DATA FOR THE TASK
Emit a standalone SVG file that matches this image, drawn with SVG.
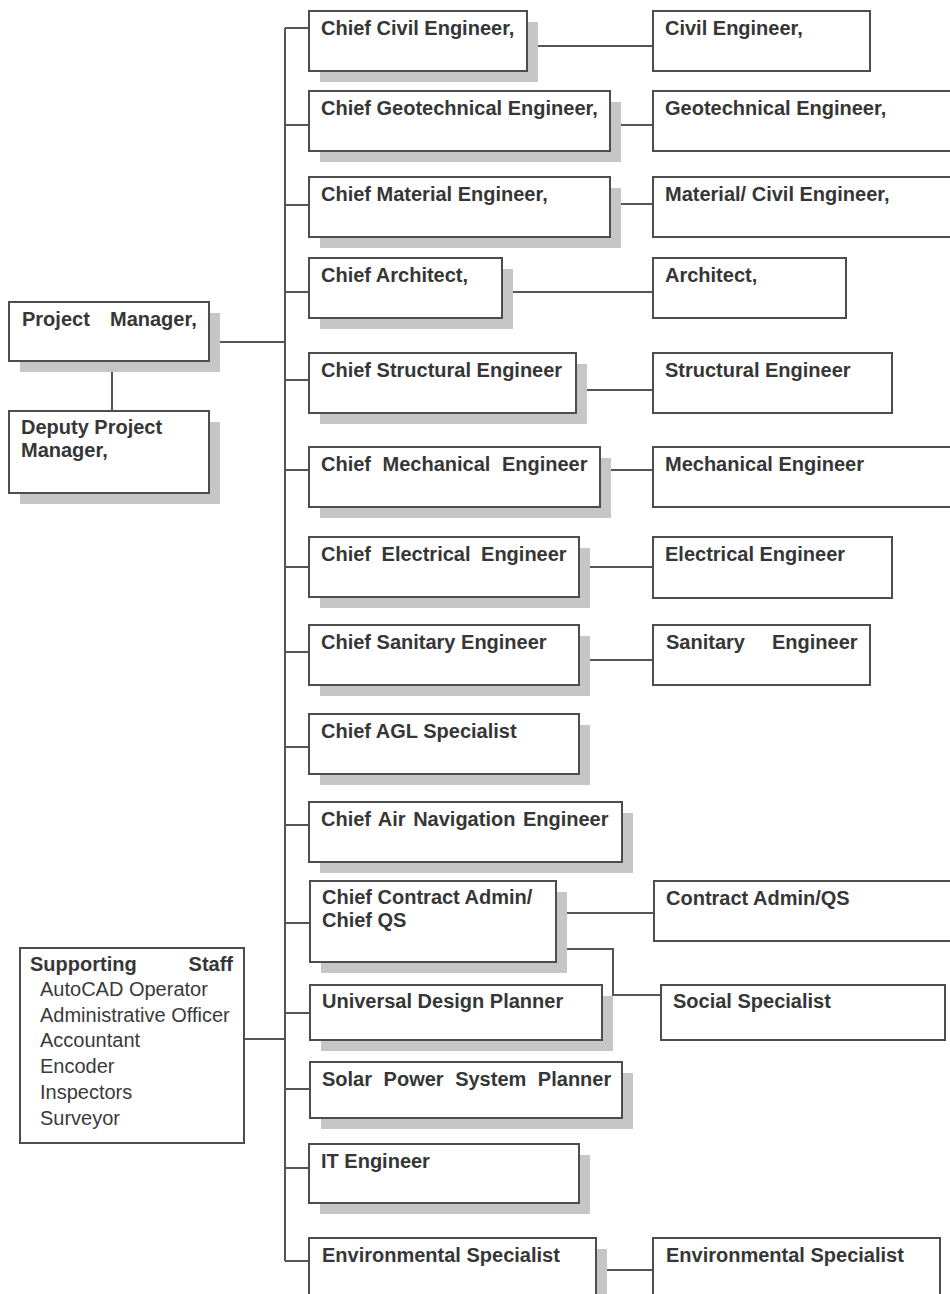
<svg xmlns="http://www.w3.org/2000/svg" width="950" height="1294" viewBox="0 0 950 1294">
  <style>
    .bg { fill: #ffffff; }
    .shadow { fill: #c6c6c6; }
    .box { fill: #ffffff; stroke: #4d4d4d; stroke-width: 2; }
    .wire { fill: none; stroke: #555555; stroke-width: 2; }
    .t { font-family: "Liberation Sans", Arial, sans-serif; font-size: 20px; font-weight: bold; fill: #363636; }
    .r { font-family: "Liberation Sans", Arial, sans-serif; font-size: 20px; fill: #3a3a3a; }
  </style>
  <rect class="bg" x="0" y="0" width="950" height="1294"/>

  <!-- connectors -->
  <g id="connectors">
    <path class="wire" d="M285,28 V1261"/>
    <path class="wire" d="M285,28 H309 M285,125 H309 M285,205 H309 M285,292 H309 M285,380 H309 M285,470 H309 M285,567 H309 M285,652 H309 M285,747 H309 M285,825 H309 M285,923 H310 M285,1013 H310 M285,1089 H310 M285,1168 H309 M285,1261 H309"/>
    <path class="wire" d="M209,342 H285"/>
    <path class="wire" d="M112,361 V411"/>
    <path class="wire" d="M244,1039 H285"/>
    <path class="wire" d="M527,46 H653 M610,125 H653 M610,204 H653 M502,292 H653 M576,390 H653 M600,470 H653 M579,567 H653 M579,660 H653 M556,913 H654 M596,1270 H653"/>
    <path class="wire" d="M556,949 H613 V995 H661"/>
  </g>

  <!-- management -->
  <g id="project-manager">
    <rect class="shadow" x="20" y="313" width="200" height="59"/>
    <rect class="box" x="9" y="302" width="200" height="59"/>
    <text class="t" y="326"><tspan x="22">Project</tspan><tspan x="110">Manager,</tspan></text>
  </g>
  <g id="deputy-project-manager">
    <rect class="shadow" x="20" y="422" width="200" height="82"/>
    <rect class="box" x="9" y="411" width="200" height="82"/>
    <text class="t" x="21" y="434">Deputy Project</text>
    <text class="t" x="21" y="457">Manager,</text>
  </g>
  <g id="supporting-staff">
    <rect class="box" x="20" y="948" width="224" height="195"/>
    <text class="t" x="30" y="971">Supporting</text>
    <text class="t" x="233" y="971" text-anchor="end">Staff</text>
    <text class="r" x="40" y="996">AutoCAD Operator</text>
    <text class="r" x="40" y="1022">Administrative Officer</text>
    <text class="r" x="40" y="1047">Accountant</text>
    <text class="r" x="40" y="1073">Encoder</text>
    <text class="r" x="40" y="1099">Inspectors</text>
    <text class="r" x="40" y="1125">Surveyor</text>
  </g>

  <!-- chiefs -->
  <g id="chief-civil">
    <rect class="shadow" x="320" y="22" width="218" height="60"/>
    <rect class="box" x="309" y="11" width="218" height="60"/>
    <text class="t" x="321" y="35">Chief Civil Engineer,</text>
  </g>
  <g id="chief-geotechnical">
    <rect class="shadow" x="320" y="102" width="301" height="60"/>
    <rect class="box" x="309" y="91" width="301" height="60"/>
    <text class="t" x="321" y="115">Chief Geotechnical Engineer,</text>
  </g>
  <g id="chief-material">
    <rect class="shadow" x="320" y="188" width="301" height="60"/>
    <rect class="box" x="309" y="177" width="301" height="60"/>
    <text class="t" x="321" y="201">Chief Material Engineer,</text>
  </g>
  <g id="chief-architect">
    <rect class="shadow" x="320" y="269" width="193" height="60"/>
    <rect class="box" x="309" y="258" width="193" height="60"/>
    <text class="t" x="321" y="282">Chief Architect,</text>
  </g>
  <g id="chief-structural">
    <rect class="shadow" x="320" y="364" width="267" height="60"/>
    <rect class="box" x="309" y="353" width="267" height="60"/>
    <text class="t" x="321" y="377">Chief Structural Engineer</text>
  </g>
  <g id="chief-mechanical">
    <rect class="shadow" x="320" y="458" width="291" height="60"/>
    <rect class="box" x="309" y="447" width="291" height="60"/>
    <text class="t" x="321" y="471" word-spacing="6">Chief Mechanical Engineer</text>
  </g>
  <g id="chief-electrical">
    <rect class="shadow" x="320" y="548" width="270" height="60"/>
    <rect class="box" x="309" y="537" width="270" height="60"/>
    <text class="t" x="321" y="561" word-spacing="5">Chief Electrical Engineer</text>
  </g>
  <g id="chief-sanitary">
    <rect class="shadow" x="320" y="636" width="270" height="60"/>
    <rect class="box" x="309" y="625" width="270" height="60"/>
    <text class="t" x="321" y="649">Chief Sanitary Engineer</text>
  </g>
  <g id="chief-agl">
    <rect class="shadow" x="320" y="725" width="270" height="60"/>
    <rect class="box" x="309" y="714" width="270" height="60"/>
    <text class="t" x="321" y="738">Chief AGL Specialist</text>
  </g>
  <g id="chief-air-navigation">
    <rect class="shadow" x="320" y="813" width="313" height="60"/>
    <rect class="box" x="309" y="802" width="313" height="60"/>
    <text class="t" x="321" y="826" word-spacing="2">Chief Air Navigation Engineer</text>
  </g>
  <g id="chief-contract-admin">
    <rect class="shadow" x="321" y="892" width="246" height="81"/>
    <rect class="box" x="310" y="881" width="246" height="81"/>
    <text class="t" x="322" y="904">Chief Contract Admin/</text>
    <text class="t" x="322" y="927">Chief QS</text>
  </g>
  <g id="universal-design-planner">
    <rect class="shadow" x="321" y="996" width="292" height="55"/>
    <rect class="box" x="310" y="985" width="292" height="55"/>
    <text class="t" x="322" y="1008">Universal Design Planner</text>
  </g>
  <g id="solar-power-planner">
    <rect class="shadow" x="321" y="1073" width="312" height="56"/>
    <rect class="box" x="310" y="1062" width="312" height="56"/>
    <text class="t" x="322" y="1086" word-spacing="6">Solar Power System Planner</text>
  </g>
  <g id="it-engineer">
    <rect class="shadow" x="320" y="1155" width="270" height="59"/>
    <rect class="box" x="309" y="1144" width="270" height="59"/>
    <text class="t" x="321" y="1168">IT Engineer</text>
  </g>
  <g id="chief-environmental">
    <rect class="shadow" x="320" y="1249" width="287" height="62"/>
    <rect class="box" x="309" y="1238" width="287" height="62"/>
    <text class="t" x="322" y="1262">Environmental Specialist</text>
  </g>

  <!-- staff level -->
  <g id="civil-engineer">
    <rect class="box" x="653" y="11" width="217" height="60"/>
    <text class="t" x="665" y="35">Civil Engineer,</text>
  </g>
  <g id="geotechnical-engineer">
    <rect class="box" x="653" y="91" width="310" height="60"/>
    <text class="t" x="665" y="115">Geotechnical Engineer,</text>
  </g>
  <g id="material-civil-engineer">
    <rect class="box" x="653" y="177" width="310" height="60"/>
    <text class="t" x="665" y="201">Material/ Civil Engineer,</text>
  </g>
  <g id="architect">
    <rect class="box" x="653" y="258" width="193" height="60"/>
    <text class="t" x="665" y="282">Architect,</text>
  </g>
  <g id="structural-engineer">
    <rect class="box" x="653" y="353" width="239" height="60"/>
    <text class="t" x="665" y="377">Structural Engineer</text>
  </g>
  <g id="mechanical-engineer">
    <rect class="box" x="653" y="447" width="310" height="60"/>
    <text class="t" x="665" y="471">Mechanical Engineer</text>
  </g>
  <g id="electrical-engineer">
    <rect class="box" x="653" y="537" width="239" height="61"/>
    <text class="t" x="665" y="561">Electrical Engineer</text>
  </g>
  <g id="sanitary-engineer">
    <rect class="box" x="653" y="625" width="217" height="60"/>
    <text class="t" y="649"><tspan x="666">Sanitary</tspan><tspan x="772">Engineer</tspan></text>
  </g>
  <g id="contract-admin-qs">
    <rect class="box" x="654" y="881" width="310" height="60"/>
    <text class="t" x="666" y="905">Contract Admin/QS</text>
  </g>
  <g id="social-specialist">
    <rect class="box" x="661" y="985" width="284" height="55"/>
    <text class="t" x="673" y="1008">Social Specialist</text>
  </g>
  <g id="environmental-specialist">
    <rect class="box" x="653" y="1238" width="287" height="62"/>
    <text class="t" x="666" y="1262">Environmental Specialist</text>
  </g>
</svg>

* * *

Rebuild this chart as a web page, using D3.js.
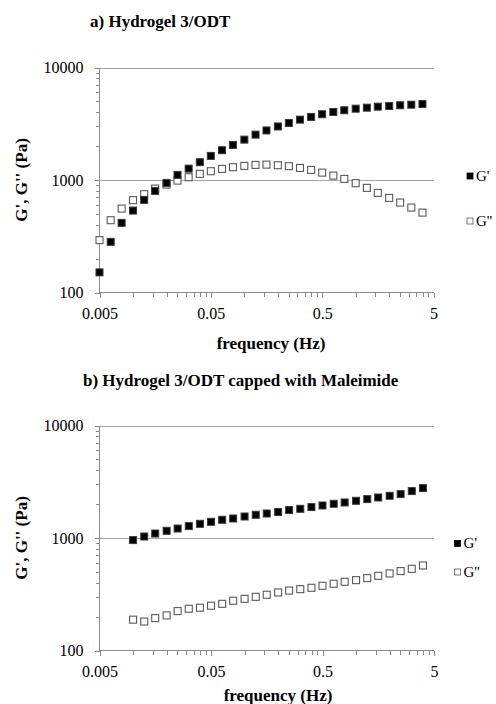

GIVEN REQUEST
Output nothing but the number of lines in the data containing the string "this".

WRITTEN RESPONSE
2